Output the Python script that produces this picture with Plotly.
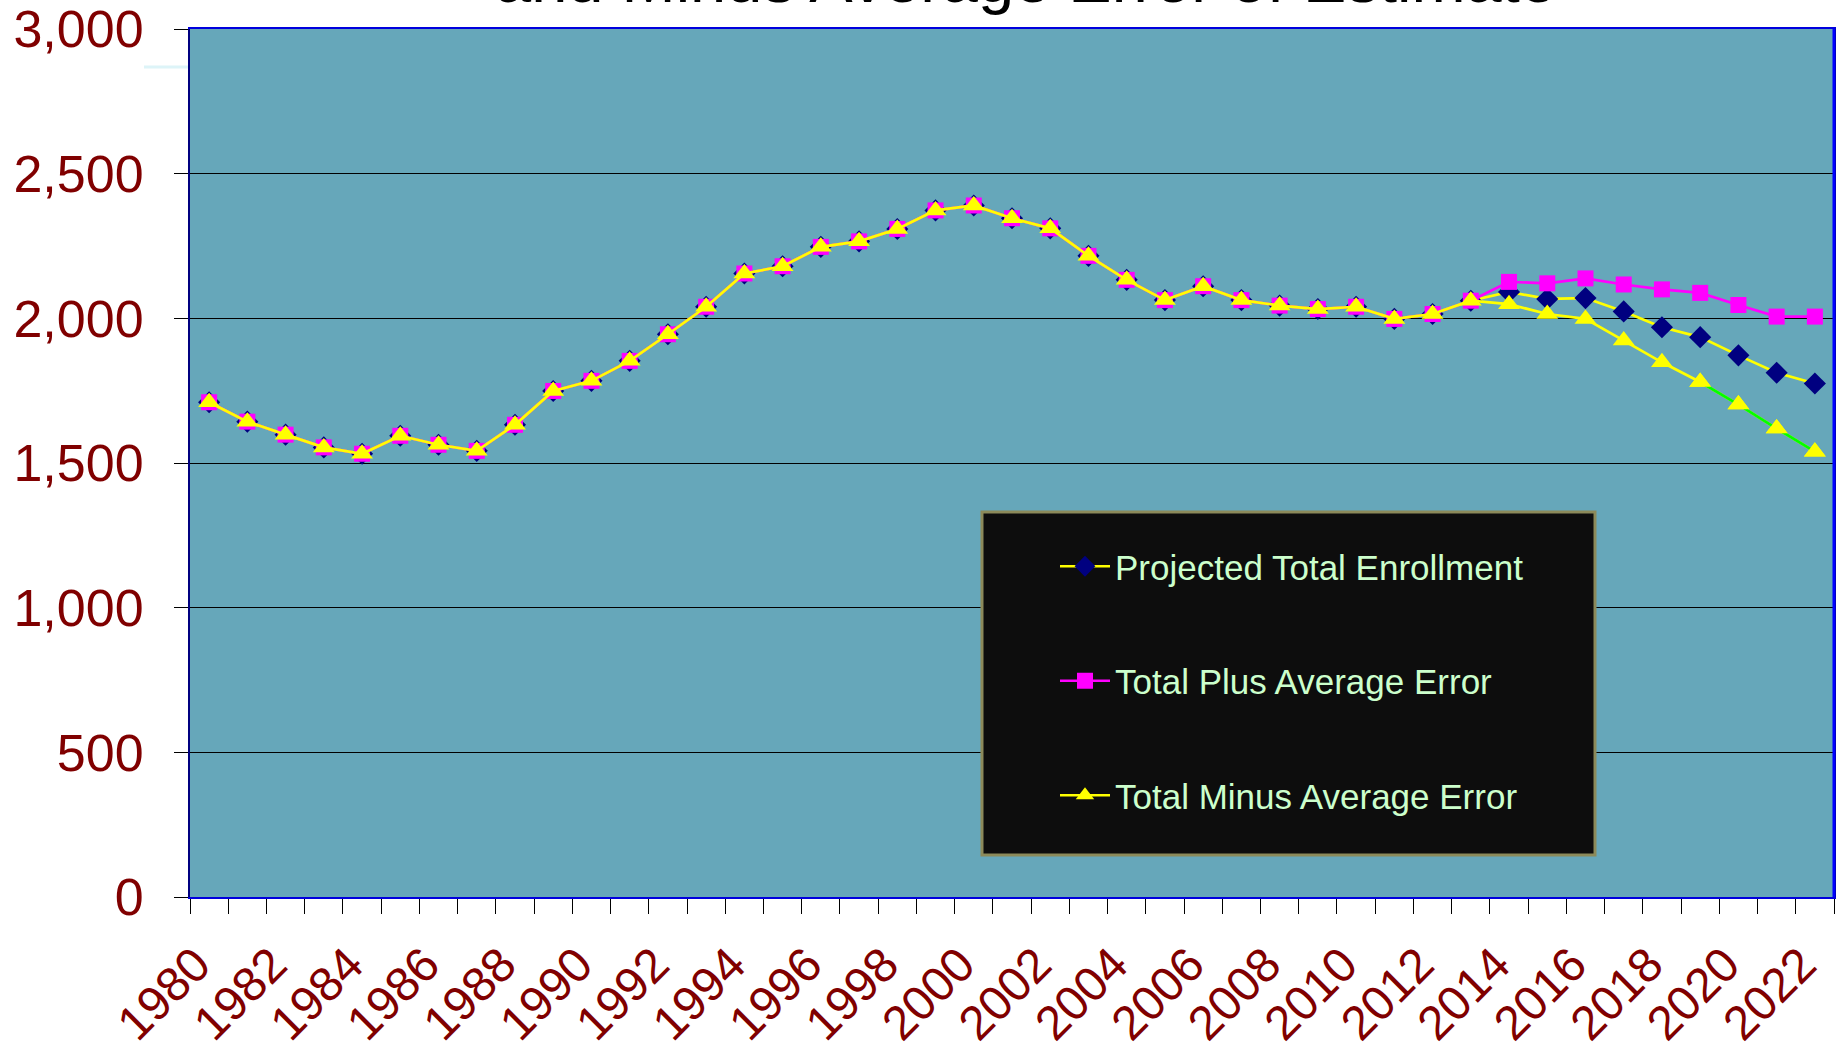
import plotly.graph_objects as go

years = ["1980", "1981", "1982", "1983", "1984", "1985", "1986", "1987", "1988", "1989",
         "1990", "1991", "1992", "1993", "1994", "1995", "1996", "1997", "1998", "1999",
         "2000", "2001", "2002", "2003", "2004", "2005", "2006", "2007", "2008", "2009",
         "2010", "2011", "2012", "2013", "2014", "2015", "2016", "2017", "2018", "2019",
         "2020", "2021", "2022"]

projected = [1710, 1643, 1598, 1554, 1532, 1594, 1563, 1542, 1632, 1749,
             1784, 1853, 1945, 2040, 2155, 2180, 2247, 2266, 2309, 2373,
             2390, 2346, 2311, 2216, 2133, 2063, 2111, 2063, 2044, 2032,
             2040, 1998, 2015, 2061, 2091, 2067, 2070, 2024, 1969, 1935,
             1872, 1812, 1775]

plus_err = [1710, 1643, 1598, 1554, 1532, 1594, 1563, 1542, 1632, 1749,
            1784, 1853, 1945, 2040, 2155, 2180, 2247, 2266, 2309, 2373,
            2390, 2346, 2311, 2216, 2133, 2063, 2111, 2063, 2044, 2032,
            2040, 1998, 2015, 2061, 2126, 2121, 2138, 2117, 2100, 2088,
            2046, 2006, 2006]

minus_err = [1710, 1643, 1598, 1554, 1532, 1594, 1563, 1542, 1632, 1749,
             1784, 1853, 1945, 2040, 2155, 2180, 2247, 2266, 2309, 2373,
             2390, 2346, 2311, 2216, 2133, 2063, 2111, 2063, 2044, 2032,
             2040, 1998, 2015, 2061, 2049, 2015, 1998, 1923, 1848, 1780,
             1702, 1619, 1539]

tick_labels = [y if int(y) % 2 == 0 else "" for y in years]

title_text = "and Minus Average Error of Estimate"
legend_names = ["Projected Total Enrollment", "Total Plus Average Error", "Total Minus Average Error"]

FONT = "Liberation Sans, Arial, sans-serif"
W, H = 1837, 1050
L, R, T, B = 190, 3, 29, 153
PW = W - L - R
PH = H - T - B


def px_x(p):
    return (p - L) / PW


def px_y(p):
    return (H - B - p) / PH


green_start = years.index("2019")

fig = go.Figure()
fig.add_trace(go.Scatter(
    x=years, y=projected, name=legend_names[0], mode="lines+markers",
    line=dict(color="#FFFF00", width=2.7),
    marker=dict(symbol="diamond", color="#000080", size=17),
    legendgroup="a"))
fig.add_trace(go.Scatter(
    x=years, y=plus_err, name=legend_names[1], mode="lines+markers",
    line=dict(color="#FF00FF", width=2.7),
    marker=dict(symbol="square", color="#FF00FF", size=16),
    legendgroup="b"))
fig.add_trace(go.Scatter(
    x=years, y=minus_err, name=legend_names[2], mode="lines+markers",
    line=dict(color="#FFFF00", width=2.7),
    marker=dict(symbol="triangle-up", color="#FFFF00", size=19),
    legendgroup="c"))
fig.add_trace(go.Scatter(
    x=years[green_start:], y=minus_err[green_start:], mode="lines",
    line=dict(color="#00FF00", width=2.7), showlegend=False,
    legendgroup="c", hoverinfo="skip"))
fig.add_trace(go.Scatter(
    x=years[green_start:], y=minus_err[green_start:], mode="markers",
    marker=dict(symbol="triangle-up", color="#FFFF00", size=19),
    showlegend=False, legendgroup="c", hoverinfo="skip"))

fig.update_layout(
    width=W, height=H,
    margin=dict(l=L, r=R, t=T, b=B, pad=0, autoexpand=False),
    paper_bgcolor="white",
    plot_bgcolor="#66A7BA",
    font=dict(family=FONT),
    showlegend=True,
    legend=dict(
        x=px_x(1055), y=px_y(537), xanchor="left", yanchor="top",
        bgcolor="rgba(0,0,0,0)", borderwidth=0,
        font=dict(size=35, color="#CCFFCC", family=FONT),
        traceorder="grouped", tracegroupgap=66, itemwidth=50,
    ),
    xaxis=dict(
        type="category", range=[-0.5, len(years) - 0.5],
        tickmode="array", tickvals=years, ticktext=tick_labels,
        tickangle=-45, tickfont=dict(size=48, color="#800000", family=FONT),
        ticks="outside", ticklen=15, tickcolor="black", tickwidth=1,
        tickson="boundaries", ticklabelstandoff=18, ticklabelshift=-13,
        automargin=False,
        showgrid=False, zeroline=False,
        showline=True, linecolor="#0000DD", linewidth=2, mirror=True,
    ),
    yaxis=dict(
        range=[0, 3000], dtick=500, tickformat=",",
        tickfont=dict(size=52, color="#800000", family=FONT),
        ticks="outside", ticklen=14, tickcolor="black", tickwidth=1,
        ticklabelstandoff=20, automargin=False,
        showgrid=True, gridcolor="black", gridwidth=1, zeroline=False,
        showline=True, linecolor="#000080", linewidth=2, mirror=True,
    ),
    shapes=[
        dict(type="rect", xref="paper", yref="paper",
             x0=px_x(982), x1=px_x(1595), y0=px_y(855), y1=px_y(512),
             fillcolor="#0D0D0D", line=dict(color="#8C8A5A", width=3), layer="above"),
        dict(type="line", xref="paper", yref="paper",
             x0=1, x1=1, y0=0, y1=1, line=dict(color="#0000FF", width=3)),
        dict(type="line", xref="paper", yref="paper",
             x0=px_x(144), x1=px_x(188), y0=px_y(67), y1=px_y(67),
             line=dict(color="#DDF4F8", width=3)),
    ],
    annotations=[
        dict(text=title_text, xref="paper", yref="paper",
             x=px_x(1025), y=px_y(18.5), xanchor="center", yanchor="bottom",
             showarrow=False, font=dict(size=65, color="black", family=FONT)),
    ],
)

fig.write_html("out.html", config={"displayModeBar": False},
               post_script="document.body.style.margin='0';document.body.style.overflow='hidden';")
-*-
- **Description of the task**
Give again, word for word, every line from the top of the data above to the line holding "1872, 1812, 1775]", inclusive, with the pictures left out.

- **Problem solution**
Output the Python script that produces this picture with Plotly.
import plotly.graph_objects as go

years = ["1980", "1981", "1982", "1983", "1984", "1985", "1986", "1987", "1988", "1989",
         "1990", "1991", "1992", "1993", "1994", "1995", "1996", "1997", "1998", "1999",
         "2000", "2001", "2002", "2003", "2004", "2005", "2006", "2007", "2008", "2009",
         "2010", "2011", "2012", "2013", "2014", "2015", "2016", "2017", "2018", "2019",
         "2020", "2021", "2022"]

projected = [1710, 1643, 1598, 1554, 1532, 1594, 1563, 1542, 1632, 1749,
             1784, 1853, 1945, 2040, 2155, 2180, 2247, 2266, 2309, 2373,
             2390, 2346, 2311, 2216, 2133, 2063, 2111, 2063, 2044, 2032,
             2040, 1998, 2015, 2061, 2091, 2067, 2070, 2024, 1969, 1935,
             1872, 1812, 1775]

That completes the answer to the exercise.